The Active Component of the U.S. military is two-thirds the size it should be, operates equipment that is older than should be the case, and is burdened by readiness levels that are problematic. Some progress has been made, but it has been made at the expense of both capacity and modernization. Accordingly, this Index assesses the:
- Army as “Marginal.” The Army’s score remains “marginal” in the 2021 Index. The Army has fully committed to modernizing its forces for great-power competition, but its programs are still in their development phase, and it will be a few years before they are ready for acquisition and fielding. It remains “weak” in capacity with 70 percent of the force it should have but has significantly increased the readiness of the force, scoring the highest level of “very strong” in 2020. The Army has a better sense of what it needs for war against a peer, but funding uncertainties could threaten its ability to realize its goals.
- Navy as “Marginal.” The Navy’s overall score remains “marginal” in the 2021 Index but is trending toward “weak” in capability and readiness and remains “weak” in capacity. The technology gap between the Navy and its peer competitors is narrowing in favor of competitors, and the Navy’s ships are aging faster than they are being replaced. The Navy sustained its focus on improving readiness in 2020, but it has a very large hole to fill, its fleet is too small relative to workload, and supporting shipyards are overwhelmed by the amount of repair work needed to make more ships available.
- Air Force as “Marginal.” The USAF scores “marginal” in all three measures but is trending upward in capability and capacity. The shortage of pilots and flying time for those pilots degrades the ability of the Air Force to generate the amount and quality of combat air power that would be needed to meet wartime requirements. Although it could eventually win a single major regional contingency (MRC), the time needed to win that battle and the attendant rates of attrition would be much higher than they would be if the service had moved aggressively to increase high-end training and acquire the fifth-generation weapon systems required to dominate such a fight.
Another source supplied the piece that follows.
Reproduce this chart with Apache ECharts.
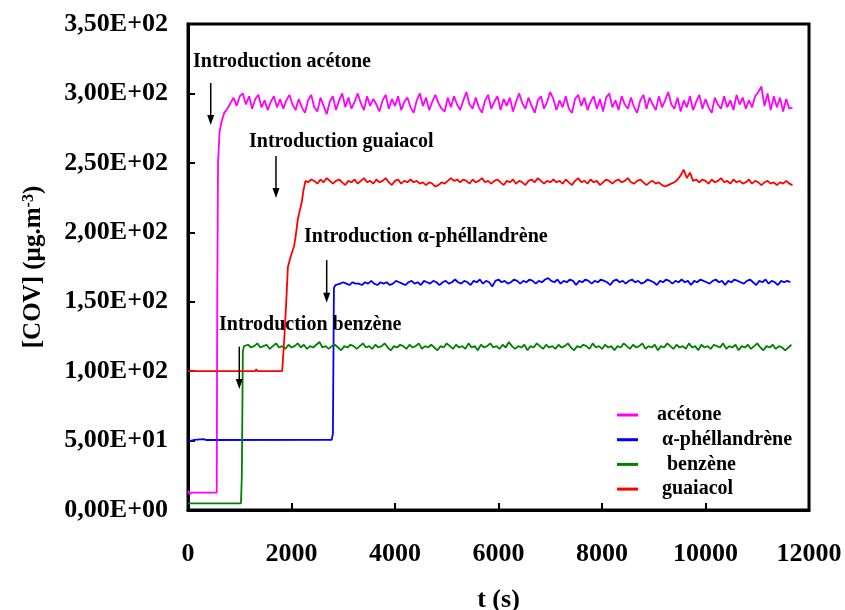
<!DOCTYPE html>
<html>
<head>
<meta charset="utf-8">
<script src="https://cdn.jsdelivr.net/npm/echarts@6/dist/echarts.min.js"></script>
<style>
html,body{margin:0;padding:0;background:#fff;}
#chart{width:845px;height:610px;}
</style>
</head>
<body>
<div id="chart"></div>
<script>
// ---- Data ----
const seriesNames = ['acétone', 'α-phéllandrène', 'benzène', 'guaiacol'];
const xTicks = [0, 2000, 4000, 6000, 8000, 10000, 12000];
const yTicks = [0, 50, 100, 150, 200, 250, 300, 350];

const step = 60; // sampling interval (s) of the plateau readings

// acétone
const acetonePre = [[0,14],[30,11.5],[70,12.5],[555,12.5],[565,150],[580,250],[610,272],[650,280],[700,286]];
const acetoneStart = 760;
const acetoneVals = [
 289,293,297,291,298,300,292,298,289,296,299,290,295,288,294,298,290,296,289,295,
 299,292,288,296,290,286,295,299,290,287,297,291,285,294,298,288,295,300,290,297,
 289,294,300,293,288,298,291,296,292,287,295,299,289,296,291,298,288,294,297,290,
 286,295,300,291,297,288,294,299,293,289,287,297,290,298,292,288,295,301,292,289,
 297,290,286,295,299,289,294,298,288,296,291,297,287,294,300,293,289,297,291,286,
 295,298,289,294,301,296,288,295,290,298,289,286,296,299,291,297,288,294,298,289,
 296,287,297,300,290,295,288,298,292,289,297,290,286,295,299,289,297,292,288,298,
 290,295,301,292,289,297,287,295,290,298,288,294,299,289,296,290,286,297,292,289,
 298,290,295,288,299,292,297,289,295,290,298,301,305,291,300,288,298,290,297,287,296,289,290
];

// α-phéllandrène
const alphaPre = [[0,50.4],[60,49.8],[120,50.5],[300,51],[360,50.4],[2777,50.6],[2800,55],[2820,160],[2850,162]];
const alphaStart = 2880;
const alphaVals = [
 162,163,164,163,162,164,163,163,162,164,163,165,163,162,164,163,164,162,163,165,
 164,163,162,164,165,163,164,162,165,164,163,165,164,162,164,165,163,164,166,164,
 163,165,164,162,165,164,166,163,165,164,161,165,166,164,165,163,164,166,165,163,
 165,164,166,165,163,165,164,166,167,165,164,166,163,165,164,166,165,162,165,164,
 166,165,163,165,164,166,165,164,162,165,166,164,165,163,165,166,164,165,163,164,
 166,165,164,162,165,164,166,165,163,165,164,166,164,165,162,165,164,166,165,164,
 163,165,166,164,165,162,165,164,166,165,164,163,165,166,164,162,165,164,166,163,165,164,162,165,164,165,164
];

// benzène
const benzenePre = [[0,4.8],[1024,4.8],[1040,24],[1060,114],[1080,118]];
const benzeneStart = 1100;
const benzeneVals = [
 118,119,117,118,120,117,118,119,116,118,120,117,118,116,119,117,118,120,117,119,
 116,118,117,119,121,117,118,116,118,119,117,115,118,117,119,118,116,118,120,117,
 118,116,119,117,118,120,117,115,118,117,119,118,116,119,117,118,120,116,118,117,
 119,117,115,118,117,120,118,116,119,117,118,116,120,117,118,115,119,117,118,120,
 117,118,116,119,117,121,118,116,118,117,119,115,118,117,120,118,116,119,117,118,
 116,119,117,118,120,117,115,118,117,119,118,116,120,117,118,116,119,117,118,115,
 118,117,120,118,116,119,117,118,120,116,118,117,119,115,118,117,120,118,116,119,
 117,118,116,120,117,118,115,119,117,118,116,119,118,117,120,116,118,117,119,115,
 118,117,119,116,118,120,117,115,118,117,119,116,118,117,115,117,119
];

// guaiacol
const guaiacolPre = [[0,100],[1300,100],[1320,101.5],[1340,100],[1820,100],[1860,123],[1900,151],[1930,175],[1980,182],[2050,190],[2080,197],[2120,209],[2150,214],[2200,222],[2230,230],[2270,237]];
const guaiacolStart = 2320;
const guaiacolVals = [
 236,238,237,235,238,236,239,237,235,237,238,236,234,237,236,238,235,237,239,236,
 237,235,238,236,237,239,236,234,237,238,235,237,236,238,236,237,235,236,234,236,
 235,233,234,236,235,237,239,237,238,236,238,237,235,238,236,237,239,236,237,235,
 237,238,236,234,237,236,238,235,237,236,234,237,238,236,239,237,235,237,236,238,
 236,237,235,238,236,234,237,239,236,237,235,238,236,237,234,236,238,237,235,237,
 238,236,237,239,236,235,237,238,236,234,
 236,237,235,236,234,233,234,235,236,238,241,245,239,243,237,238,
 236,238,237,235,238,236,237,239,236,237,235,238,236,237,235,236,238,235,237,236,234,236,237,235,236,234,236,235,237,235,234
];

// annotations (data units)
const annotations = [
  {text: 'Introduction acétone',        tx: 97,   ty: 322.4, ax: 439,  ay0: 307.5, ay1: 277.3},
  {text: 'Introduction guaiacol',       tx: 1179, ty: 265.4, ax: 1700, ay0: 254.9, ay1: 224.7},
  {text: 'Introduction α-phéllandrène', tx: 2242, ty: 196.6, ax: 2680, ay0: 180.0, ay1: 149.3},
  {text: 'Introduction benzène',        tx: 599,  ty: 133.0, ax: 991,  ay0: 117.6, ay1: 87.1}
];

// ---- Build ----
function build(pre, start, vals) {
  return pre.concat(vals.map((v, i) => [start + i * step, v]));
}
const seriesData = [
  build(acetonePre, acetoneStart, acetoneVals),
  build(alphaPre, alphaStart, alphaVals),
  build(benzenePre, benzeneStart, benzeneVals),
  build(guaiacolPre, guaiacolStart, guaiacolVals)
];
const colors = ['#FF00FF', '#0000FF', '#008000', '#FF0000'];
const FONT = '"Liberation Serif", "Times New Roman", serif';

function sciFr(v) {
  const s = Number(v).toExponential(2);
  const parts = s.split('e');
  const exp = parseInt(parts[1], 10);
  const sign = exp < 0 ? '-' : '+';
  const e = String(Math.abs(exp)).padStart(2, '0');
  return parts[0].replace('.', ',') + 'E' + sign + e;
}

const chart = echarts.init(document.getElementById('chart'), null, {renderer: 'canvas'});
const legendPad = {'acétone': '', 'α-phéllandrène': ' ', 'benzène': '  ', 'guaiacol': ' '};

const option = {
  animation: false,
  backgroundColor: '#fff',
  grid: {left: 188, right: 36, top: 24, bottom: 100, containLabel: false, outerBoundsMode: 'none',
    show: true, borderColor: '#000', borderWidth: 3, backgroundColor: 'transparent'},
  legend: {
    orient: 'vertical', left: 612, top: 400,
    itemWidth: 21, itemHeight: 3, itemGap: 4.7,
    icon: 'rect',
    data: seriesNames,
    formatter: n => legendPad[n] + n,
    textStyle: {fontFamily: FONT, fontWeight: 'bold', fontSize: 20, color: '#000', lineHeight: 20, padding: [0, 0, 0, 14]}
  },
  xAxis: {
    type: 'value', min: 0, max: 12000, interval: 2000,
    name: 't (s)', nameLocation: 'middle', nameGap: 77,
    nameTextStyle: {fontFamily: FONT, fontWeight: 'bold', fontSize: 26, color: '#000'},
    axisLine: {show: true, lineStyle: {color: '#000', width: 3}},
    axisTick: {show: true, inside: true, length: 7, lineStyle: {color: '#000', width: 2}},
    axisLabel: {fontFamily: FONT, fontWeight: 'bold', fontSize: 26, color: '#000', margin: 31,
      formatter: v => xTicks.indexOf(v) >= 0 ? String(v) : ''},
    splitLine: {show: false}
  },
  yAxis: {
    type: 'value', min: 0, max: 350, interval: 50,
    name: '[COV] (µg.m{sup|-3})', nameLocation: 'middle', nameGap: 142, nameRotate: 90,
    nameTextStyle: {fontFamily: FONT, fontWeight: 'bold', fontSize: 25, color: '#000',
      rich: {sup: {fontFamily: FONT, fontWeight: 'bold', fontSize: 16, color: '#000', verticalAlign: 'top', lineHeight: 16, padding: [0, 0, 12, 0]}}},
    axisLine: {show: true, lineStyle: {color: '#000', width: 3}},
    axisTick: {show: true, inside: true, length: 7, lineStyle: {color: '#000', width: 2}},
    axisLabel: {fontFamily: FONT, fontWeight: 'bold', fontSize: 26, color: '#000', margin: 20,
      formatter: v => yTicks.indexOf(v) >= 0 ? sciFr(v) : ''},
    splitLine: {show: false}
  },
  series: seriesNames.map((n, i) => ({
    name: n, type: 'line', data: seriesData[i], showSymbol: false, symbol: 'none',
    color: colors[i],
    lineStyle: {color: colors[i], width: 1.8},
    z: 3
  }))
};
chart.setOption(option);

// annotations placed via the chart's own coordinate conversion
const g = [];
annotations.forEach(a => {
  const tp = chart.convertToPixel({gridIndex: 0}, [a.tx, a.ty]);
  const p0 = chart.convertToPixel({gridIndex: 0}, [a.ax, a.ay0]);
  const p1 = chart.convertToPixel({gridIndex: 0}, [a.ax, a.ay1]);
  g.push({type: 'text', z: 10, style: {text: a.text, x: tp[0], y: tp[1], font: 'bold 20px ' + FONT, fill: '#000', align: 'left', verticalAlign: 'middle'}});
  g.push({type: 'line', z: 10, shape: {x1: p0[0], y1: p0[1], x2: p1[0], y2: p1[1] - 8}, style: {stroke: '#000', lineWidth: 1.5}});
  g.push({type: 'polygon', z: 10, shape: {points: [[p1[0] - 3.5, p1[1] - 10], [p1[0] + 3.5, p1[1] - 10], [p1[0], p1[1]]]}, style: {fill: '#000'}});
});
chart.setOption({graphic: g});
</script>
</body>
</html>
- Marine Corps as “Marginal.” The score for the Corps’ capacity was raised to “marginal” from “weak” but only because this Index has changed the threshold, lowering it from 36 infantry battalions to 30 battalions in acknowledgment of the Corps’ argument that it is a one-war force that also stands ready for a broad range of smaller crisis-response tasks. However, the Corps intends to reduce the number of its battalions further from 24 to 21, which would return it to a score of “weak.” The service is moving ahead aggressively with a redesign of its operating forces, but it remains hampered by old equipment, and problematic funding continues to constrain its deployment-to-dwell ratio to 1:2 (too few units for its workload), forcing it to prioritize readiness for deployed and next-to-deploy units at the expense of other units across the force.
- Space Force as “Not Assessed.” The Space Force was formally established on December 20, 2019, as a result of an earlier proposal by President Trump and legislation passed by Congress. As of mid-2020, the Space Force is still in the process of being established, and personnel numbers are very small. Given the nascent state of the Space Force, we do not render an assessment of it in the 2021 Index. We hope to assess its strength in future editions of the Index, but this will be complicated by the classified nature of the force.
- Nuclear Capability as “Marginal.” This score is trending toward “strong,” but it should be emphasized that this assumes that the U.S. maintains its commitment to modernization of the entire nuclear enterprise—from warheads to platforms to personnel to infrastructure—and allocates needed resources accordingly. Without this commitment, this overall score will degrade rapidly to “weak.” Continued attention to this mission is therefore critical. Although a bipartisan commitment has led to continued progress on U.S. nuclear forces modernization and warhead sustainment, these programs remain seriously threatened by potential future fiscal uncertainties. The infrastructure that supports nuclear programs is very aged, and nuclear test readiness has revealed troubling problems within the forces.
In the aggregate, the United States’ military posture is rated “marginal.” The 2021 Index concludes that the current U.S. military force is likely capable of meeting the demands of a single major regional conflict while also attending to various presence and engagement activities but that it would be very hard-pressed to do more and certainly would be ill-equipped to handle two nearly simultaneous major regional contingencies.
The military services have continued to prioritize readiness and have seen improvement over the past couple of years, but modernization programs continue to suffer as resources are redirected toward current operations and sustainment of readiness levels. The services have also normalized the reduction in size and number of military units, and the forces remain well below the level they need to meet the two-MRC benchmark.
Congress and the Administration took positive steps to stabilize funding for fiscal years 2018, 2019, and 2020 through the Bipartisan Budget Agreement of 2018, and the Bipartisan Budget Act of 2019 sustained support for funding above the caps imposed by the Budget Control Act of 2011 (BCA). While this allays the most serious concerns about a return to the damaging levels of the BCA, more will be needed in the years to come to ensure that America’s armed services are properly sized, equipped, trained, and ready to meet the missions they are called upon to fulfill.